WPC Panel Tackles Canadian Policy And Regulatory Challenges

While Canada may not be able to compete dollar-for-dollar on the scale of United States funding for cleantech, there’s a real urgency to find a made-in-Canada solution that can put this country back on track, a World Petroleum Congress session heard Monday.
“As a leader in clean technology, we need a simple and co-ordinated approach on policy and on incentives if we really want to put the billions of dollars into clean technology,” Lisa Baiton, president and CEO of the Canadian Association of Petroleum Producers (CAPP), told a session on advancing sustainable solutions through a Canadian policy and regulatory lens.
“That capital is waiting as industries and investors look at Canada's uncertain regulatory and policy environment and that uncertainty really discourages the investment in the very energy systems that would allow Canadians to thrive in a lower carbon future.”
The non-profit Council for Clean and Reliable Energy, which provides a platform for dialogue and analysis on energy policy, also is advocating for a national energy vision, said Karen Taylor, vice-chair of the council and an independent energy consultant. “It should be principles-based, deal with energy supply and demand and work hand-in-glove with Canada’s climate change framework,” she said.
“If we are going to talk about principles, first and foremost, we need a vision — what is the vision for Canada? What is the vision for this industry?” said Baiton.
One vision could be pride in Canada’s abundant oil and natural gas reserves and in Canadian companies that are already global leaders in emissions-reducing technology, she said. “We should start with a vision as our first principle for Canada which is: how do we leverage that and remain competitive?”
The second principle is pragmatism. “We need a better alignment and understanding on how highly correlated, different policy pieces are,” said Baiton. “All equally important, but you can't deal with climate change in isolation of energy security. Energy security is national security or continental security and you can't deal with that without thinking about the economy.”
Charlene Johnson, CEO of Energy NL, which represents service and supply companies, believes that while there are more opportunities than challenges in the Newfoundland and Labrador energy sector, there also are obstacles.
“When it comes to federal processes, especially in terms of environmental regulations, we have some work to do,” said the former provincial minister of environment and conservation. “We have some work to do to streamline processes to remove politics and have projects stand on their own merits,” said Johnson.
“There's nobody in this room that's going to disagree that protecting the environment is paramount,” she said. “We need protection and we need progress. We do not need added processes.”
As for what is needed, “we need to strive for stability in the regulatory regime and in the environmental assessment process,” Johnson said. “We need clarity, we need certainty and the process needs to be apolitical. We have to have streamlined processes that can’t be onerous, just for the sake of being so.”

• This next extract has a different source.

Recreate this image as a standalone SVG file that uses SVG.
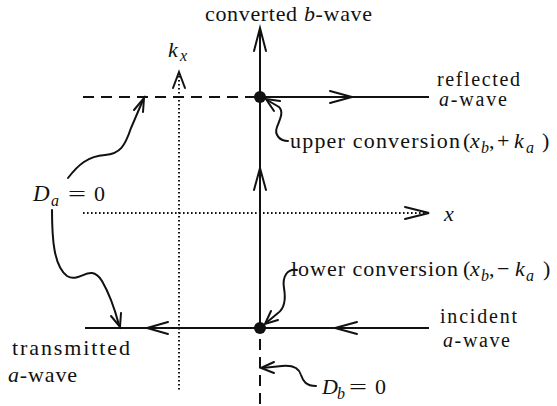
<svg xmlns="http://www.w3.org/2000/svg" width="557" height="406" viewBox="0 0 557 406">
<style>
.ln{stroke:#111;stroke-width:2;fill:none}
.dash{stroke-dasharray:11 7}
.dot{stroke-dasharray:1.6 2.4;stroke-width:2}
.ah{stroke:#111;stroke-width:2;fill:none;stroke-linejoin:miter;stroke-linecap:round}
.sq{stroke:#111;stroke-width:2;fill:none;stroke-linecap:round}
text{font-family:'Liberation Serif','DejaVu Serif','Noto Serif',serif;font-size:22px;fill:#111}
.i{font-style:italic}
.s{font-size:16px}
.m{font-size:20px}
</style>
<rect width="557" height="406" fill="#fff"/>
<g id="connectors">
  <path class="ln" d="M260 30 V328"/>
  <path class="ah" d="M254 51 L260 28 L266 51"/>
  <path class="ah" d="M254 190 L260 168 L266 190"/>
  <path class="ln dash" d="M83 97 H256"/>
  <path class="ln" d="M260 97 H429"/>
  <path class="ah" d="M330 91 L352 97 L330 103"/>
  <path class="ln" d="M85 328 H429"/>
  <path class="ah" d="M168 322 L147 328 L168 334"/>
  <path class="ah" d="M357 322 L335 328 L357 334"/>
  <path class="ln dash" d="M260 339 V406"/>
  <path class="ln dot" d="M179 76 V392"/>
  <path class="ah" d="M173 88 L179 72 L185 88"/>
  <path class="ln dot" d="M83 213 H426"/>
  <path class="ah" d="M405 207 L429 213 L405 219"/>
  <path class="sq" d="M288 141 C280 141 274 135 277 127 C280 119 284 112 279 107 L267 100"/>
  <path class="ah" d="M274 111 L266 99 L280 101"/>
  <path class="sq" d="M297 270 C288 268 282 276 284 288 C286 300 285 308 278 313 L266 323"/>
  <path class="ah" d="M278 320 L265 324 L271 311"/>
  <path class="sq" d="M316 386 C306 386 303 381 301 375 C299 368 293 365 282 366 L262 368"/>
  <path class="ah" d="M274 362 L261 368 L274 373"/>
  <path class="sq" d="M68 178 C78 165 88 156 105 155 C120 154 125 146 131 128 L143 100"/>
  <path class="ah" d="M134 110 L144 98 L143 112"/>
  <path class="sq" d="M52 210 C52 240 54 266 67 276 C80 284 90 262 102 281 C109 293 115 310 119 325"/>
  <path class="ah" d="M121 313 L120 327 L111 316"/>
</g>
<g id="upper-conversion-point"><circle cx="260" cy="97" r="6" fill="#111"/></g>
<g id="lower-conversion-point"><circle cx="260" cy="328" r="6" fill="#111"/></g>
<g id="label-converted-b-wave">
  <text x="205" y="21" textLength="167" lengthAdjust="spacing">converted <tspan class="i">b</tspan>-wave</text>
</g>
<g id="label-kx">
  <text class="i" x="168" y="57">k</text><text class="i s" x="180" y="61">x</text>
</g>
<g id="label-reflected">
  <text class="m" x="437" y="86" textLength="83" lengthAdjust="spacing">reflected</text>
  <text class="m" x="439" y="106" textLength="68" lengthAdjust="spacing"><tspan class="i">a</tspan>-wave</text>
</g>
<g id="label-upper-conversion">
  <text x="290" y="148" textLength="170" lengthAdjust="spacing">upper conversion</text>
  <text x="463" y="148">(</text><text class="i" x="470" y="148">x</text><text class="i s" x="481" y="153">b</text>
  <text x="489" y="148">,</text><text x="497" y="148">+</text><text class="i" x="514" y="148">k</text>
  <text class="i s" x="526" y="153">a</text><text x="542" y="148">)</text>
</g>
<g id="label-Da">
  <text class="i" x="33" y="201" style="font-size:23px">D</text><text class="i s" x="51" y="206">a</text>
  <text x="68" y="201" transform="translate(68 0) scale(1.45 1) translate(-68 0)">=</text><text x="94" y="201">0</text>
</g>
<g id="label-x-axis"><text class="i" x="444" y="221">x</text></g>
<g id="label-lower-conversion">
  <text x="291" y="276" textLength="167" lengthAdjust="spacing">lower conversion</text>
  <text x="463" y="276">(</text><text class="i" x="470" y="276">x</text><text class="i s" x="481" y="281">b</text>
  <text x="489" y="276">,</text><text x="497" y="276">−</text><text class="i" x="515" y="276">k</text>
  <text class="i s" x="526" y="281">a</text><text x="543" y="276">)</text>
</g>
<g id="label-incident">
  <text class="m" x="440" y="323" textLength="77" lengthAdjust="spacing">incident</text>
  <text class="m" x="443" y="347" textLength="67" lengthAdjust="spacing"><tspan class="i">a</tspan>-wave</text>
</g>
<g id="label-transmitted">
  <text x="12" y="355" textLength="118" lengthAdjust="spacing">transmitted</text>
  <text x="8" y="382" textLength="69" lengthAdjust="spacing"><tspan class="i">a</tspan>-wave</text>
</g>
<g id="label-Db">
  <text class="i" x="322" y="394">D</text><text class="i s" x="337" y="399">b</text>
  <text x="349" y="394" transform="translate(349 0) scale(1.45 1) translate(-349 0)">=</text><text x="375" y="394">0</text>
</g>
</svg>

Although the federal Court of Appeal rejected an appeal by environmental and Indigenous groups of Equinor’s proposed $16 billion Bay du Nord project offshore Newfoundland and Labrador’s East Coast, the company has postponed it for up to three years.
Johnson said she was confident all along that the project would be approved. “It stands on its own merits. It's one of the lowest carbon emitting projects in Canada [and] one of the lowest in the world,” she said.
“You leave this to the experts. These are the people that do the work to approve whether or not a project should proceed.”
However, unexpected and unexplained delays in the process — twice in this case — increase the level of uncertainty and risk, encouraging investments to go elsewhere, said. “And what ends up happening is that companies don't have projects here. They don't complete projects here.”
Downstream, Canadian refiners are facing their own challenges with the implementation of the federal Clean Fuel Regulation which was six years in development, said David Schick, vice-president-Western Canada, innovation and regulatory affairs for the Canadian Fuels Association which represents 15 Canadian refiners.
“We're finding that the application and implementation of that policy is being challenged by new policies that are being brought onstream that challenge the investment decisions that we're needing to make in the near term,” he said.
“We are working really diligently but it seems like one policy is coming after the next one, reducing the policy certainty that allows us to move forward and let these projects get built in order to meet our GHG reduction targets,” said Schick. “So it's really critical that there's an understanding that these things don't work in isolation, because we're also working with provincial policies which are often very stringent as well.”
“They also need to be able to be coherent with one another and allow for credits to be generated under both policies in order to help increase the certainty around building and sales.”